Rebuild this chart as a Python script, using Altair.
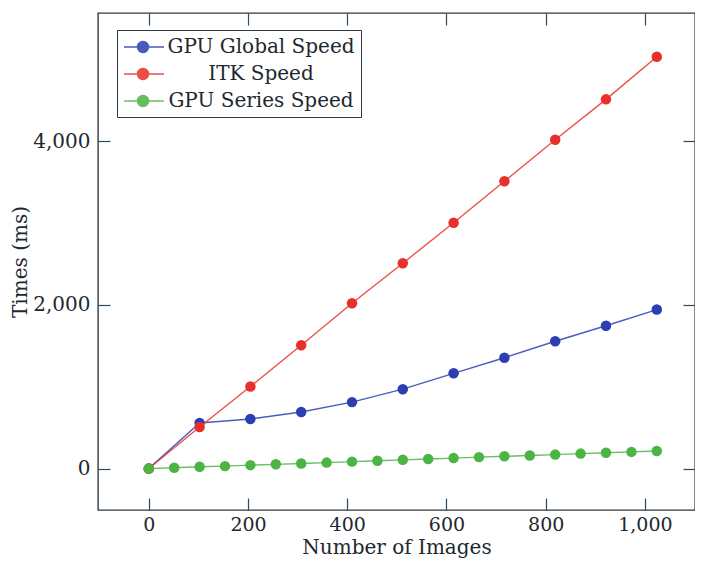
import altair as alt
import pandas as pd

# ---- data ----
series_names = ["GPU Global Speed", "ITK Speed", "GPU Series Speed"]
series_colors = ["#2b3fb0", "#e8302a", "#4cb444"]

x_coarse = [0, 102.4, 204.8, 307.2, 409.6, 512, 614.4, 716.8, 819.2, 921.6, 1024]
gpu_global = [0, 557, 606, 691, 812, 970, 1164, 1354, 1556, 1745, 1943]
itk = [0, 509, 1002, 1507, 2020, 2509, 3003, 3510, 4017, 4511, 5031]

x_fine = [0, 51.2, 102.4, 153.6, 204.8, 256, 307.2, 358.4, 409.6, 460.8, 512,
          563.2, 614.4, 665.6, 716.8, 768, 819.2, 870.4, 921.6, 972.8, 1024]
gpu_series = [0, 10, 22, 30, 42, 52, 62, 73, 85, 96, 107,
              117, 128, 140, 150, 160, 171, 183, 193, 204, 214]

x_ticks = [0, 200, 400, 600, 800, 1000]
y_ticks = [0, 2000, 4000]

rows = []
for xv, yv in zip(x_coarse, gpu_global):
    rows.append({"series": series_names[0], "x": xv, "y": yv})
for xv, yv in zip(x_coarse, itk):
    rows.append({"series": series_names[1], "x": xv, "y": yv})
for xv, yv in zip(x_fine, gpu_series):
    rows.append({"series": series_names[2], "x": xv, "y": yv})
df = pd.DataFrame(rows)

W, H = 597, 497
FONT = "DejaVu Serif"
TXT = "#1e2830"
TICK = "#2f4b5c"

xs = alt.Scale(domain=[-102.4, 1101], nice=False, zero=False)
ys = alt.Scale(domain=[-506, 5566], nice=False, zero=False)
cs = alt.Scale(domain=series_names, range=series_colors)

sym_path = "M-1,0L3,0M1.45,0A0.55,0.55,0,1,1,0.35,0A0.55,0.55,0,1,1,1.45,0Z"

legend = alt.Legend(
    title=None, orient="none", legendX=19, legendY=17,
    symbolType=sym_path, symbolSize=400, symbolStrokeWidth=1.5,
    labelFont=FONT, labelFontSize=20, labelColor=TXT,
    labelAlign="center", labelOffset=116, labelLimit=400,
    strokeColor="#2a3a44", fillColor="white", padding=6, rowPadding=6,
)

main_x_axis = alt.Axis(values=x_ticks, format=",d", labelFont=FONT, labelFontSize=19,
                       labelColor=TXT, ticks=False, domain=False, grid=False,
                       labelPadding=5, titleFont=FONT, titleFontSize=20,
                       titleFontWeight="normal", titleColor=TXT, titlePadding=3)
main_y_axis = alt.Axis(values=y_ticks, format=",d", labelFont=FONT, labelFontSize=20,
                       labelColor=TXT, ticks=False, domain=False, grid=False,
                       labelPadding=8, titleFont=FONT, titleFontSize=20,
                       titleFontWeight="normal", titleColor=TXT, titlePadding=2)

layers = []
first = True
for name in series_names:
    base = alt.Chart(df).transform_filter(alt.datum.series == name)
    if first:
        xenc = alt.X("x:Q", scale=xs, axis=main_x_axis, title="Number of Images")
        yenc = alt.Y("y:Q", scale=ys, axis=main_y_axis, title="Times (ms)")
        cenc = alt.Color("series:N", scale=cs, legend=legend)
    else:
        xenc = alt.X("x:Q", scale=xs, axis=None)
        yenc = alt.Y("y:Q", scale=ys, axis=None)
        cenc = alt.Color("series:N", scale=cs, legend=None)
    ln = base.mark_line(strokeWidth=1.4, opacity=0.85).encode(x=xenc, y=yenc, color=cenc)
    pt = base.mark_circle(size=110, opacity=1).encode(
        x=alt.X("x:Q", scale=xs, axis=None),
        y=alt.Y("y:Q", scale=ys, axis=None),
        color=alt.Color("series:N", scale=cs, legend=None))
    layers += [ln, pt]
    first = False


def tick_layer(xaxis, yaxis):
    return alt.Chart(df).mark_point(opacity=0).encode(
        x=alt.X("x:Q", scale=xs, axis=xaxis, title=None),
        y=alt.Y("y:Q", scale=ys, axis=yaxis, title=None))


tk = dict(labels=False, ticks=True, tickSize=12, tickColor=TICK, tickWidth=1.2,
          domain=False, grid=False)
layers.append(tick_layer(alt.Axis(orient="top", offset=-H, values=x_ticks, **tk), None))
layers.append(tick_layer(alt.Axis(orient="bottom", offset=-H, values=x_ticks, **tk), None))
layers.append(tick_layer(None, alt.Axis(orient="right", offset=-W, values=y_ticks, **tk)))
layers.append(tick_layer(None, alt.Axis(orient="left", offset=-W, values=y_ticks, **tk)))

chart = alt.layer(*layers).resolve_axis(x="independent", y="independent").properties(
    width=W, height=H,
    autosize=alt.AutoSizeParams(type="none"),
    padding={"left": 90, "top": 5, "right": 0, "bottom": 57},
    background="white",
).configure_view(stroke="#2a3a44", strokeWidth=1.4)

chart.save("out.html", embed_options={"renderer": "svg", "actions": False})
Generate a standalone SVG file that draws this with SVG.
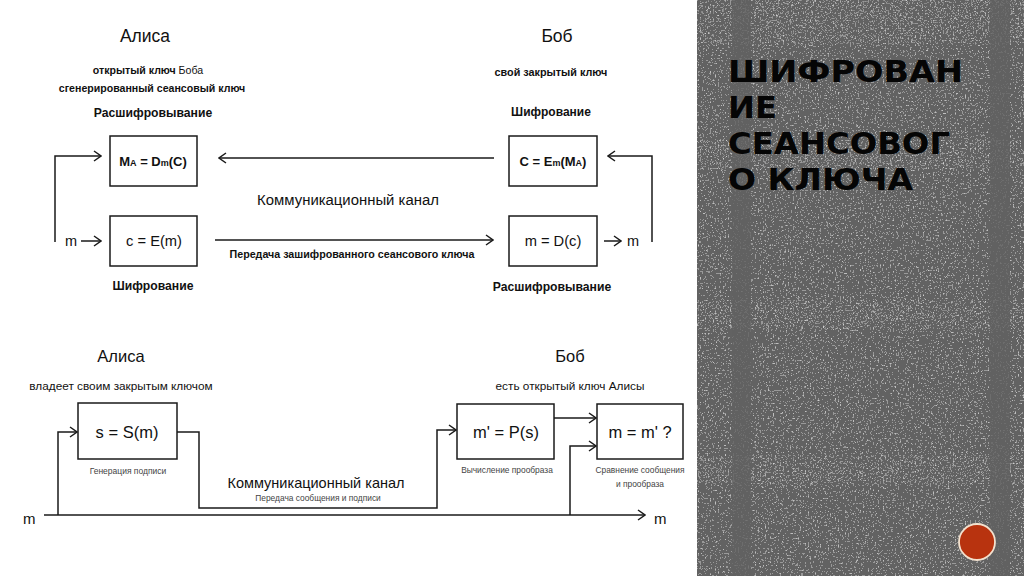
<svg xmlns="http://www.w3.org/2000/svg" width="1024" height="576" viewBox="0 0 1024 576">
<defs>
<style>
.ln{fill:none;stroke:#1a1a1a;stroke-width:1.5}
.bx{fill:#fff;stroke:#1a1a1a;stroke-width:1.5}
.t{font-family:"Liberation Sans",Arial,sans-serif;fill:#111}
.g{fill:#444}
.b{font-weight:bold}
.c{text-anchor:middle}
.ttl{font-family:"DejaVu Sans",Verdana,sans-serif;font-weight:bold;font-size:30px;fill:#050505}
</style>
<marker id="ar" viewBox="0 0 10 12" refX="9" refY="6" markerWidth="10" markerHeight="12" markerUnits="userSpaceOnUse" orient="auto">
<path d="M2,1 L9,6 L2,11" fill="none" stroke="#1a1a1a" stroke-width="1.5"/>
</marker>
<filter id="spk" x="0" y="0" width="100%" height="100%">
<feTurbulence type="fractalNoise" baseFrequency="0.6" numOctaves="2" seed="4" result="n"/>
<feColorMatrix in="n" type="matrix" values="0 0 0 0 1  0 0 0 0 1  0 0 0 0 1  1 0 0 0 0" result="a"/>
<feComponentTransfer in="a"><feFuncA type="discrete" tableValues="0 0 0 0 0 0.5 0.85 1"/></feComponentTransfer>
</filter>
<filter id="spk2" x="0" y="0" width="100%" height="100%">
<feTurbulence type="fractalNoise" baseFrequency="0.6" numOctaves="2" seed="9" result="n"/>
<feColorMatrix in="n" type="matrix" values="0 0 0 0 1  0 0 0 0 1  0 0 0 0 1  1 0 0 0 0" result="a"/>
<feComponentTransfer in="a"><feFuncA type="discrete" tableValues="0 0 0 0 0 0.7 1 1"/></feComponentTransfer>
</filter>
</defs>
<rect width="1024" height="576" fill="#fff"/>

<g id="panel">
<rect x="697" y="0" width="327" height="576" fill="#626262"/>
<rect x="697" y="0" width="327" height="576" fill="#fff" filter="url(#spk)" opacity="0.7"/>
<rect x="697" y="0" width="327" height="45" fill="#fff" filter="url(#spk2)" opacity="0.35"/>
<rect x="697" y="140" width="327" height="30" fill="#fff" filter="url(#spk2)" opacity="0.35"/>
<rect x="697" y="300" width="327" height="30" fill="#fff" filter="url(#spk2)" opacity="0.35"/>
<rect x="697" y="455" width="327" height="30" fill="#fff" filter="url(#spk2)" opacity="0.35"/>
<rect x="732" y="0" width="19" height="576" fill="#626262" opacity="0.8"/>
<rect x="990" y="0" width="20" height="576" fill="#626262" opacity="0.8"/>
<text class="ttl" x="728" y="82" textLength="235" lengthAdjust="spacingAndGlyphs">ШИФРОВАН</text>
<text class="ttl" x="728" y="118" textLength="49" lengthAdjust="spacingAndGlyphs">ИЕ</text>
<text class="ttl" x="728" y="154" textLength="222" lengthAdjust="spacingAndGlyphs">СЕАНСОВОГ</text>
<text class="ttl" x="728" y="190" textLength="185" lengthAdjust="spacingAndGlyphs">О КЛЮЧА</text>
<circle cx="977" cy="542" r="18" fill="#b8330f" stroke="#f3e2cf" stroke-width="1.8"/>
</g>

<g id="connectors">
<path class="ln" d="M55,242 V156 H101" marker-end="url(#ar)"/>
<path class="ln" d="M81,241 H101" marker-end="url(#ar)"/>
<path class="ln" d="M494,158 H219" marker-end="url(#ar)"/>
<path class="ln" d="M215,240 H493" marker-end="url(#ar)"/>
<path class="ln" d="M604,241 H621" marker-end="url(#ar)"/>
<path class="ln" d="M652,242 V156 H608" marker-end="url(#ar)"/>
<path class="ln" d="M58,515 V432 H77" marker-end="url(#ar)"/>
<path class="ln" d="M177,432 H199 V508 H437 V430 H456" marker-end="url(#ar)"/>
<path class="ln" d="M44,515 H645" marker-end="url(#ar)"/>
<path class="ln" d="M554,418 H596" marker-end="url(#ar)"/>
<path class="ln" d="M570,515 V446 H596" marker-end="url(#ar)"/>
</g>

<g id="top-labels">
<text class="t c" x="145" y="42" font-size="17.5">Алиса</text>
<text class="t c" x="557" y="42" font-size="17.5">Боб</text>
<text class="t c" x="148" y="74" font-size="10.6"><tspan class="b">открытый ключ</tspan> Боба</text>
<text class="t c b" x="152" y="92" font-size="10.6">сгенерированный сеансовый ключ</text>
<text class="t c b" x="153" y="117" font-size="12.2">Расшифровывание</text>
<text class="t c b" x="551" y="76" font-size="10.8">свой закрытый ключ</text>
<text class="t c b" x="551" y="116" font-size="12">Шифрование</text>
<text class="t c" x="348" y="205" font-size="14.9">Коммуникационный канал</text>
<text class="t c b" x="352" y="258" font-size="10.7">Передача зашифрованного сеансового ключа</text>
<text class="t c b" x="153" y="290" font-size="12.2">Шифрование</text>
<text class="t c b" x="552" y="291" font-size="12.2">Расшифровывание</text>
<text class="t" x="65" y="246" font-size="14.5">m</text>
<text class="t" x="627" y="246" font-size="14.5">m</text>
</g>

<g id="node-ma">
<rect class="bx" x="110" y="136" width="87" height="50"/>
<text class="t c b" x="153" y="166" font-size="13">M<tspan font-size="9">A</tspan> = D<tspan font-size="9">m</tspan>(C)</text>
</g>
<g id="node-c">
<rect class="bx" x="110" y="216" width="87" height="50"/>
<text class="t c" x="154" y="246" font-size="14.7">c = E(m)</text>
</g>
<g id="node-cem">
<rect class="bx" x="509" y="136" width="88" height="50"/>
<text class="t c b" x="553" y="166" font-size="13">C = E<tspan font-size="9">m</tspan>(M<tspan font-size="9">A</tspan>)</text>
</g>
<g id="node-md">
<rect class="bx" x="509" y="216" width="88" height="50"/>
<text class="t c" x="553" y="246" font-size="14.7">m = D(c)</text>
</g>

<g id="bottom-labels">
<text class="t c" x="121" y="362" font-size="16.5">Алиса</text>
<text class="t c" x="570" y="362" font-size="16.5">Боб</text>
<text class="t c" x="121" y="390" font-size="11.8">владеет своим закрытым ключом</text>
<text class="t c" x="570" y="390" font-size="11.8">есть открытый ключ Алисы</text>
<text class="t c g" x="128" y="474" font-size="8.5">Генерация подписи</text>
<text class="t c g" x="507" y="473" font-size="8.4">Вычисление прообраза</text>
<text class="t c g" x="640" y="473" font-size="8.4">Сравнение сообщения</text>
<text class="t c g" x="640" y="487" font-size="8.4">и прообраза</text>
<text class="t c" x="316" y="488" font-size="14.5">Коммуникационный канал</text>
<text class="t c g" x="318" y="501" font-size="8.4">Передача сообщения и подписи</text>
<text class="t" x="23" y="524" font-size="15">m</text>
<text class="t" x="654" y="524" font-size="15">m</text>
</g>

<g id="node-s">
<rect class="bx" x="78" y="403" width="99" height="56"/>
<text class="t c" x="127" y="438" font-size="16.5">s = S(m)</text>
</g>
<g id="node-p">
<rect class="bx" x="457" y="404" width="97" height="55"/>
<text class="t c" x="506" y="438" font-size="16.5">m' = P(s)</text>
</g>
<g id="node-cmp">
<rect class="bx" x="597" y="404" width="86" height="55"/>
<text class="t c" x="640" y="438" font-size="16.5">m = m' ?</text>
</g>
</svg>
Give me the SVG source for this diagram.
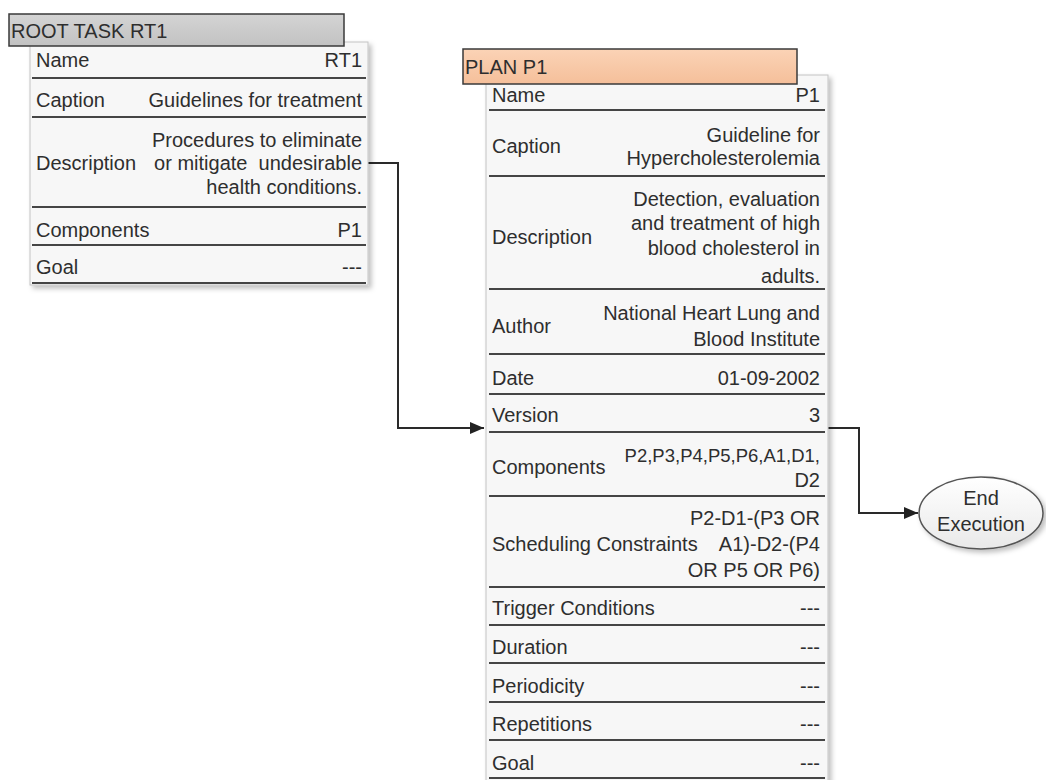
<svg xmlns="http://www.w3.org/2000/svg" width="1046" height="780" viewBox="0 0 1046 780">
<defs>
<style>
text{font-family:"Liberation Sans",Arial,sans-serif;font-size:20px;fill:#2e2e2e}
.v{text-anchor:end}
.m{text-anchor:middle}
.s{font-size:18.5px}
.body{fill:#f7f7f7;stroke:#c4c4c4;stroke-width:1}
.sep{stroke:#454545;stroke-width:2}
.hdr{stroke:#3a3a3a;stroke-width:1.5}
.conn{fill:none;stroke:#2a2a2a;stroke-width:2}
</style>
<linearGradient id="gGray" x1="0" y1="0" x2="0" y2="1"><stop offset="0" stop-color="#d4d4d4"/><stop offset="1" stop-color="#c2c2c2"/></linearGradient>
<linearGradient id="gOrange" x1="0" y1="0" x2="0" y2="1"><stop offset="0" stop-color="#fbd3b6"/><stop offset="1" stop-color="#f5bf9a"/></linearGradient>
<linearGradient id="gEll" x1="0" y1="0" x2="0" y2="1"><stop offset="0" stop-color="#ffffff"/><stop offset="1" stop-color="#e9e9e9"/></linearGradient>
<filter id="sh" x="-10%" y="-10%" width="130%" height="130%"><feDropShadow dx="3" dy="3" stdDeviation="2.5" flood-color="#000" flood-opacity="0.25"/></filter>
<marker id="arr" viewBox="0 0 14 12" refX="14" refY="6" markerWidth="14" markerHeight="12" markerUnits="userSpaceOnUse" orient="auto"><path d="M0,0 L14,6 L0,12 z" fill="#222"/></marker>
</defs>

<g id="connectors">
<path class="conn" d="M368,163 H398 V428 H484" marker-end="url(#arr)"/>
<path class="conn" d="M828,428 H859 V513 H918" marker-end="url(#arr)"/>
</g>

<g id="rootTask">
<rect class="body" x="30" y="42" width="338" height="243" filter="url(#sh)"/>
<rect class="hdr" x="9" y="14" width="335" height="32" fill="url(#gGray)"/>
<text x="11" y="38">ROOT TASK RT1</text>
<line class="sep" x1="32" y1="78" x2="366" y2="78"/>
<line class="sep" x1="32" y1="117" x2="366" y2="117"/>
<line class="sep" x1="32" y1="207" x2="366" y2="207"/>
<line class="sep" x1="32" y1="245" x2="366" y2="245"/>
<line class="sep" x1="32" y1="283" x2="366" y2="283"/>
<text x="36" y="67">Name</text><text class="v" x="362" y="67">RT1</text>
<text x="36" y="107">Caption</text><text class="v" x="362" y="107">Guidelines for treatment</text>
<text x="36" y="170">Description</text>
<text class="v" x="362" y="147">Procedures to eliminate</text>
<text class="v" x="362" y="170" xml:space="preserve">or mitigate  undesirable</text>
<text class="v" x="362" y="194">health conditions.</text>
<text x="36" y="237">Components</text><text class="v" x="362" y="237">P1</text>
<text x="36" y="274">Goal</text><text class="v" x="362" y="274">---</text>
</g>

<g id="planP1">
<rect class="body" x="486" y="75" width="342" height="710" fill="#f9f9f9" filter="url(#sh)"/>
<rect class="hdr" x="463" y="49" width="334" height="35" fill="url(#gOrange)"/>
<text x="465" y="74">PLAN P1</text>
<line class="sep" x1="489" y1="110" x2="825" y2="110"/>
<line class="sep" x1="489" y1="176" x2="825" y2="176"/>
<line class="sep" x1="489" y1="289" x2="825" y2="289"/>
<line class="sep" x1="489" y1="354" x2="825" y2="354"/>
<line class="sep" x1="489" y1="394" x2="825" y2="394"/>
<line class="sep" x1="489" y1="432" x2="825" y2="432"/>
<line class="sep" x1="489" y1="496" x2="825" y2="496"/>
<line class="sep" x1="489" y1="587" x2="825" y2="587"/>
<line class="sep" x1="489" y1="625" x2="825" y2="625"/>
<line class="sep" x1="489" y1="663" x2="825" y2="663"/>
<line class="sep" x1="489" y1="702" x2="825" y2="702"/>
<line class="sep" x1="489" y1="740" x2="825" y2="740"/>
<line class="sep" x1="489" y1="778" x2="825" y2="778"/>
<text x="492" y="102">Name</text><text class="v" x="820" y="102">P1</text>
<text x="492" y="153">Caption</text>
<text class="v" x="820" y="142">Guideline for</text>
<text class="v" x="820" y="165">Hypercholesterolemia</text>
<text x="492" y="244">Description</text>
<text class="v" x="820" y="206">Detection, evaluation</text>
<text class="v" x="820" y="230">and treatment of high</text>
<text class="v" x="820" y="255">blood cholesterol in</text>
<text class="v" x="820" y="283">adults.</text>
<text x="492" y="333">Author</text>
<text class="v" x="820" y="320">National Heart Lung and</text>
<text class="v" x="820" y="346">Blood Institute</text>
<text x="492" y="385">Date</text><text class="v" x="820" y="385">01-09-2002</text>
<text x="492" y="422">Version</text><text class="v" x="820" y="422">3</text>
<text x="492" y="474">Components</text>
<text class="v s" x="820" y="462">P2,P3,P4,P5,P6,A1,D1,</text>
<text class="v" x="820" y="487">D2</text>
<text x="492" y="551">Scheduling Constraints</text>
<text class="v" x="820" y="525">P2-D1-(P3 OR</text>
<text class="v" x="820" y="551">A1)-D2-(P4</text>
<text class="v" x="820" y="577">OR P5 OR P6)</text>
<text x="492" y="615">Trigger Conditions</text><text class="v" x="820" y="615">---</text>
<text x="492" y="654">Duration</text><text class="v" x="820" y="654">---</text>
<text x="492" y="693">Periodicity</text><text class="v" x="820" y="693">---</text>
<text x="492" y="731">Repetitions</text><text class="v" x="820" y="731">---</text>
<text x="492" y="770">Goal</text><text class="v" x="820" y="770">---</text>
</g>

<g id="endExecution">
<ellipse cx="981" cy="513" rx="62" ry="36" fill="url(#gEll)" stroke="#555" stroke-width="1.5" filter="url(#sh)"/>
<text class="m" x="981" y="505">End</text>
<text class="m" x="981" y="531">Execution</text>
</g>
</svg>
-- -- --
From the data, pick out every line that includes "this".

## Answer
Rebuild this chart as a Python script, using Altair.
Generate a standalone SVG file that draws this with SVG.
Give me the SVG source for this diagram.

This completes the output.